5.7 Leafcutter Bee Cocoon Incubation

Leafcutter bees hibernate as larvae inside of their protective leafy cocoons and they need warm temperatures to develop into adult bees, this is called incubation. Leafcutter bee cocoons purchased from Crown Bees are incubated until adult bees begin to emerge.

To incubate your own harvested leafcutter cocoons, plan ahead to time their emergence with your summer weather and open blooms. Place the BeeGuard Bag or CocoonGuard Bag full of harvested cocoons into a dark warm location, like your water heater room. Remember to check periodically for any sneaky pteromalus parasitic wasps and emerged adult bees.

Development is dependent on time spent in warm temperature:

  • At 84F/30C, adults emerge after about 20 days.
  • At 70F/21C, adults emerge after about 42 days.
  • Some native leafcutter bees have shorter development cycles, release these bees as they emerge.
  • Pteromalus parasitic wasps will emerge after about 9-14 days and will attack developing leafcutter cocoons. Squish them in the incubation bag as they appear.
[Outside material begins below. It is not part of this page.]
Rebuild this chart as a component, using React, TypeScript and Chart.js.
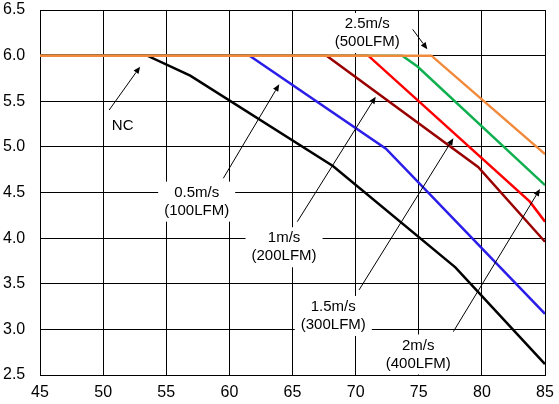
import { useEffect, useRef } from "react";
import { Chart, registerables } from "chart.js";

Chart.register(...registerables);

// series: (airspeed x, value y) break points
const ncX = [45, 53.5, 56.9, 68.2, 77.9, 85];
const ncY = [6.0, 6.0, 5.78, 4.79, 3.68, 2.62];
const v05X = [45, 61.6, 72.4, 85];
const v05Y = [6.0, 6.0, 4.98, 3.17];
const v10X = [45, 67.7, 79.7, 85];
const v10Y = [6.0, 6.0, 4.78, 3.96];
const v15X = [45, 71.0, 83.8, 85];
const v15Y = [6.0, 6.0, 4.4, 4.18];
const v20X = [45, 73.7, 74.9, 85];
const v20Y = [6.0, 6.0, 5.88, 4.58];
const v25X = [45, 76.0, 85];
const v25Y = [6.0, 6.0, 4.92];

const xTicks = [45, 50, 55, 60, 65, 70, 75, 80, 85];
const yTicks = [2.5, 3.0, 3.5, 4.0, 4.5, 5.0, 5.5, 6.0, 6.5];

// callout labels: text lines, label centre, arrow tail and arrow head (data units)
const labelLines = [
  ["NC"],
  ["0.5m/s", "(100LFM)"],
  ["1m/s", "(200LFM)"],
  ["1.5m/s", "(300LFM)"],
  ["2m/s", "(400LFM)"],
  ["2.5m/s", "(500LFM)"],
];
const labelX = [51.55, 57.41, 64.33, 68.23, 74.96, 70.92];
const labelY = [5.23, 4.40, 3.90, 3.147, 2.725, 6.248];
const arrowFrom = [
  [50.48, 5.404],
  [59.52, 4.656],
  [65.38, 4.18],
  [70.27, 3.432],
  [77.74, 2.975],
  [74.52, 6.288],
];
const arrowTo = [
  [52.93, 5.879],
  [63.95, 5.686],
  [71.59, 5.55],
  [77.74, 5.094],
  [84.6, 4.538],
  [75.68, 6.069],
];

const pts = (xs: number[], ys: number[]) => xs.map((x, i) => ({ x, y: ys[i] }));

const FONT = '"Liberation Sans", Arial, sans-serif';
const LINE_H = 18;

const calloutPlugin = {
  id: "callouts",
  beforeDatasetsDraw(chart: Chart) {
    const { ctx, scales } = chart;
    ctx.save();
    ctx.font = `15px ${FONT}`;
    labelLines.forEach((lines, i) => {
      const cx = scales.x.getPixelForValue(labelX[i]);
      const cy = scales.y.getPixelForValue(labelY[i]);
      const w = Math.max(...lines.map((l) => ctx.measureText(l).width)) + 12;
      const h = lines.length * LINE_H + 4;
      ctx.fillStyle = "#ffffff";
      ctx.fillRect(cx - w / 2, cy - h / 2, w, h);
    });
    ctx.restore();
  },
  afterDatasetsDraw(chart: Chart) {
    const { ctx, scales } = chart;
    ctx.save();
    ctx.font = `15px ${FONT}`;
    ctx.fillStyle = "#000000";
    ctx.textAlign = "center";
    ctx.textBaseline = "middle";
    labelLines.forEach((lines, i) => {
      const cx = scales.x.getPixelForValue(labelX[i]);
      const cy = scales.y.getPixelForValue(labelY[i]);
      const top = cy - ((lines.length - 1) * LINE_H) / 2;
      lines.forEach((l, j) => ctx.fillText(l, cx, top + j * LINE_H));
    });

    ctx.strokeStyle = "#000000";
    ctx.lineWidth = 1;
    arrowFrom.forEach((from, i) => {
      const x1 = scales.x.getPixelForValue(from[0]);
      const y1 = scales.y.getPixelForValue(from[1]);
      const x2 = scales.x.getPixelForValue(arrowTo[i][0]);
      const y2 = scales.y.getPixelForValue(arrowTo[i][1]);
      const ang = Math.atan2(y2 - y1, x2 - x1);
      const len = 7;
      const half = 3;
      const bx = x2 - len * Math.cos(ang);
      const by = y2 - len * Math.sin(ang);
      ctx.beginPath();
      ctx.moveTo(x1, y1);
      ctx.lineTo(bx, by);
      ctx.stroke();
      ctx.beginPath();
      ctx.moveTo(x2, y2);
      ctx.lineTo(bx + half * Math.sin(ang), by - half * Math.cos(ang));
      ctx.lineTo(bx - half * Math.sin(ang), by + half * Math.cos(ang));
      ctx.closePath();
      ctx.fill();
    });
    ctx.restore();
  },
};

export default function App() {
  const canvasRef = useRef<HTMLCanvasElement>(null);

  useEffect(() => {
    document.body.style.margin = "0";
    if (!canvasRef.current) return;
    const line = (data: { x: number; y: number }[], color: string, order: number) => ({
      data,
      borderColor: color,
      backgroundColor: color,
      borderWidth: 2.5,
      pointRadius: 0,
      tension: 0,
      fill: false,
      order,
    });
    const chart = new Chart(canvasRef.current, {
      type: "line",
      data: {
        datasets: [
          line(pts(v25X, v25Y), "#f28a3c", 0),
          line(pts(v20X, v20Y), "#10b050", 1),
          line(pts(v15X, v15Y), "#ff0000", 2),
          line(pts(v10X, v10Y), "#990000", 3),
          line(pts(v05X, v05Y), "#2b1ee8", 4),
          line(pts(ncX, ncY), "#000000", 5),
        ],
      },
      options: {
        animation: false,
        responsive: true,
        maintainAspectRatio: false,
        layout: { padding: { top: 10, right: 14, left: 3, bottom: 0 } },
        plugins: { legend: { display: false }, tooltip: { enabled: false } },
        scales: {
          x: {
            type: "linear",
            min: 45,
            max: 85,
            afterBuildTicks: (scale: any) => {
              scale.ticks = xTicks.map((value) => ({ value }));
            },
            afterFit: (scale: any) => {
              scale.height = 29;
            },
            grid: {
              color: "#000000",
              lineWidth: 1,
              drawTicks: true,
              tickLength: 8,
              tickColor: "rgba(0,0,0,0)",
            },
            border: { color: "#000000", width: 1 },
            ticks: { color: "#000000", padding: 0, font: { family: FONT, size: 16 } },
          },
          y: {
            type: "linear",
            min: 2.5,
            max: 6.5,
            afterBuildTicks: (scale: any) => {
              scale.ticks = yTicks.map((value) => ({ value }));
            },
            afterFit: (scale: any) => {
              scale.width = 37;
            },
            grid: { color: "#000000", lineWidth: 1, drawTicks: false },
            border: { color: "#000000", width: 1 },
            ticks: {
              color: "#000000",
              padding: 0,
              crossAlign: "far",
              font: { family: FONT, size: 16 },
              callback: (v: any) => Number(v).toFixed(1),
            },
          },
        },
      },
      plugins: [calloutPlugin],
    });
    return () => chart.destroy();
  }, []);

  return (
    <div style={{ position: "relative", width: 559, height: 404, background: "#ffffff" }}>
      <canvas ref={canvasRef} />
    </div>
  );
}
Pro Tip: To provide leaves for the bees to build their leafy cocoons - plant peas, beans, or strawberries around the same time that you start incubating leafcutter cocoons.

Once adult leafcutter bees start to emerge, you can release cocoons by placing the container of developing bee cocoons into the bee house on top of their 6mm sized nesting holes.

Pro Tip: Intact cocoons can’t regulate their temperatures above 90F/32C, bring them indoors and release adult bees (in the early morning) as they emerge until weather cools.